- The Medicare Payment Advisory Commission is taking a cautious approach to permanent telehealth policy, advising lawmakers to extend some emergency rules for telehealth access and coverage up to a few years after the coronavirus pandemic ends and to keep on studying how these tools and platforms affect healthcare delivery.
MedPAC’s report to Congress, released yesterday, will disappoint connected health advocates who had hoped the agency would set a clear path for long-term telehealth policy. But it also underscores the degree to which healthcare delivery has been changed by the COVID-19 Public Health Emergency.
“In the report, we present a policy option for expanded coverage for Medicare telehealth policy after the PHE is over,” MedPAC says in a press release accompanying the report. “Under the policy option, policymakers should temporarily continue some of the telehealth expansions for a limited duration of time (e.g., one or two years after the PHE) to gather more evidence about the impact of telehealth on beneficiary access to care, quality of care, and program spending to inform any permanent changes.”

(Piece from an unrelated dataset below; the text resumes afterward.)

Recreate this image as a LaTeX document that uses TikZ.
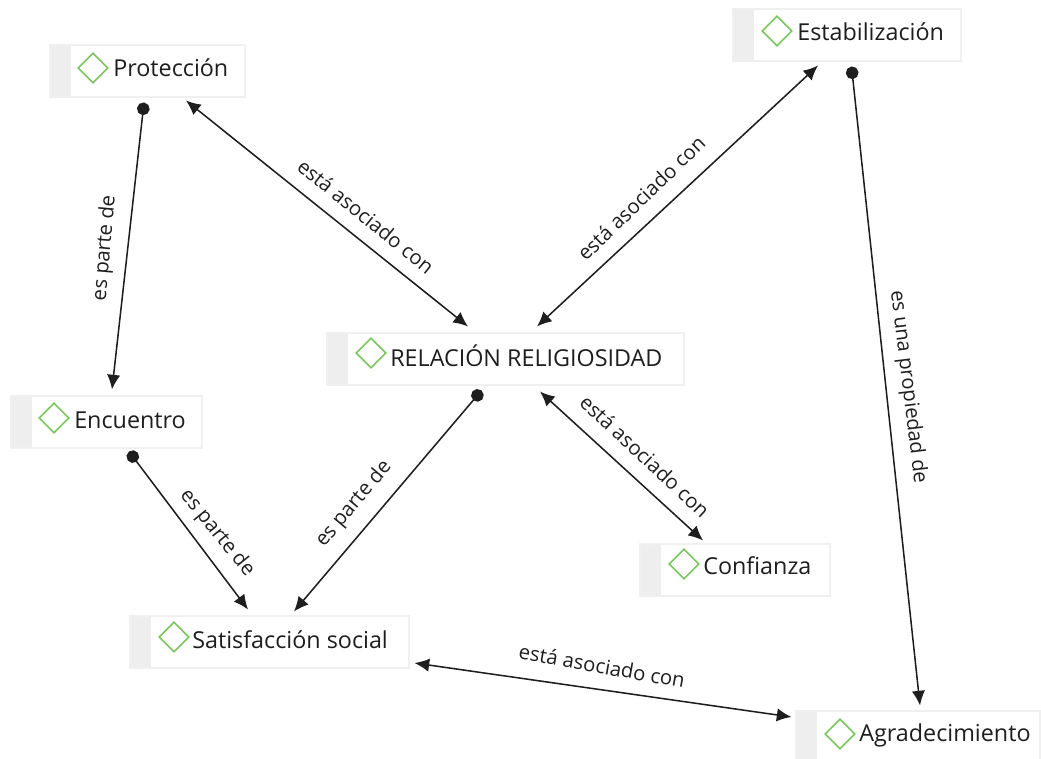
\documentclass[tikz,border=0pt]{standalone}
\usepackage{fontspec}
\setmainfont{Open Sans}
\usetikzlibrary{arrows.meta,calc,shapes.geometric}
\definecolor{stripgray}{RGB}{238,238,238}
\definecolor{boxline}{RGB}{240,240,240}
\definecolor{codegreen}{RGB}{124,198,94}
\definecolor{inkblack}{RGB}{30,30,30}
\tikzset{
  conceptbox/.style={draw=boxline,line width=0.8pt,fill=white,minimum height=39pt,inner sep=0pt,
    path picture={\fill[stripgray] (path picture bounding box.south west) rectangle ([xshift=15.75pt]path picture bounding box.north west);}},
  codemark/.style={diamond,draw=codegreen,line width=1.2pt,minimum width=22.5pt,minimum height=22.5pt,inner sep=0pt},
  conceptname/.style={anchor=west,inner sep=0pt,text=inkblack,font=\fontsize{17.5}{20}\selectfont},
  linklabel/.style={inner sep=0pt,text=inkblack,font=\fontsize{15.2}{18}\selectfont},
  assoc/.style={draw=inkblack,line width=1.15pt,{Latex[length=11pt,width=10pt]}-{Latex[length=11pt,width=10pt]}},
  partof/.style={draw=inkblack,line width=1.15pt,{Circle[length=9.5pt]}-{Latex[length=11pt,width=10pt]}},
}
\begin{document}
\begin{tikzpicture}[x=0.75pt,y=0.75pt,yscale=-1,xscale=1]
    \useasboundingbox (0,0) rectangle (1041,759);

    %Concept: Proteccion
    \node[conceptbox,minimum width=146.25pt] (prot) at (147.5,71) {};
    \node[codemark] (protMark) at (93,68) {};
    \node[conceptname] (protName) at (113,68) {Protección};
    %Concept: Estabilizacion
    \node[conceptbox,minimum width=171pt] (estab) at (847,35) {};
    \node[codemark] (estabMark) at (777,31) {};
    \node[conceptname] (estabName) at (797,32) {Estabilización};
    %Concept: Relacion religiosidad
    \node[conceptbox,minimum width=267.75pt] (rel) at (505.5,359) {};
    \node[codemark] (relMark) at (371,353) {};
    \node[conceptname] (relName) at (390,356) {RELACIÓN RELIGIOSIDAD};
    %Concept: Encuentro
    \node[conceptbox,minimum width=143.25pt] (enc) at (106.5,422) {};
    \node[codemark] (encMark) at (54,418) {};
    \node[conceptname] (encName) at (74,420) {Encuentro};
    %Concept: Confianza
    \node[conceptbox,minimum width=142.5pt] (conf) at (735,570) {};
    \node[codemark] (confMark) at (684,564) {};
    \node[conceptname] (confName) at (703,566) {Confianza};
    %Concept: Satisfaccion social
    \node[conceptbox,minimum width=209.25pt] (sat) at (269.5,642) {};
    \node[codemark] (satMark) at (174,637) {};
    \node[conceptname] (satName) at (192,640) {Satisfacción social};
    %Concept: Agradecimiento
    \node[conceptbox,minimum width=183pt] (agr) at (918,737) {};
    \node[codemark] (agrMark) at (840,734) {};
    \node[conceptname] (agrName) at (859,735) {Agradecimiento};

    %Links
    \draw[partof] ($(prot.south)+(-3.5,5)$) -- ($(enc.north)+(5.5,-6)$);
    \draw[assoc] ($(prot.south)+(38.5,3)$) -- ($(rel.north)+(-37.5,-6)$);
    \draw[assoc] ($(estab.south)+(-29,4)$) -- ($(rel.north)+(31.5,-6)$);
    \draw[partof] ($(estab.south)+(4.5,5)$) -- ($(agr.north)+(2,-5)$);
    \draw[partof] ($(rel.south)+(-24,5)$) -- ($(sat.north)+(24.5,-4)$);
    \draw[assoc] ($(rel.south)+(34.5,6)$) -- ($(conf.north)+(-32,-3)$);
    \draw[partof] ($(enc.south)+(22.5,3)$) -- ($(sat.north)+(-21.5,-6)$);
    \draw[assoc] ($(sat.east)+(5,21)$) -- ($(agr.west)+(-4,-20)$);

    %Link labels
    \node[linklabel,rotate=85] (lblProtEnc) at (105,248) {es parte de};
    \node[linklabel,rotate=-39] (lblProtRel) at (366,216) {está asociado con};
    \node[linklabel,rotate=44] (lblEstabRel) at (641,198) {está asociado con};
    \node[linklabel,rotate=-83] (lblEstabAgr) at (908,387) {es una propiedad de};
    \node[linklabel,rotate=-43] (lblRelConf) at (645,456) {está asociado con};
    \node[linklabel,rotate=50] (lblRelSat) at (354,504) {es parte de};
    \node[linklabel,rotate=-51] (lblEncSat) at (217,533) {es parte de};
    \node[linklabel,rotate=-10] (lblSatAgr) at (602,666) {está asociado con};
\end{tikzpicture}
\end{document}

The agency recommends continuing Medicare coverage for telehealth services regardless of where the beneficiary is located, as well as covering audio-only services “if there is potential for clinical benefit” and some new services. It notes that coverage for audio-only services is new, so there’s very little evidence as to whether it reduces costs or improves quality or outcomes.
It also notes that the Centers for Medicare & Medicaid Services had covered roughly 100 telehealth services prior to the pandemic, and has added more than 140 services in the past year. Nine of those new services have been made permanent through the Physician Fee Schedule, while about 60 will be covered through the end of the PHE.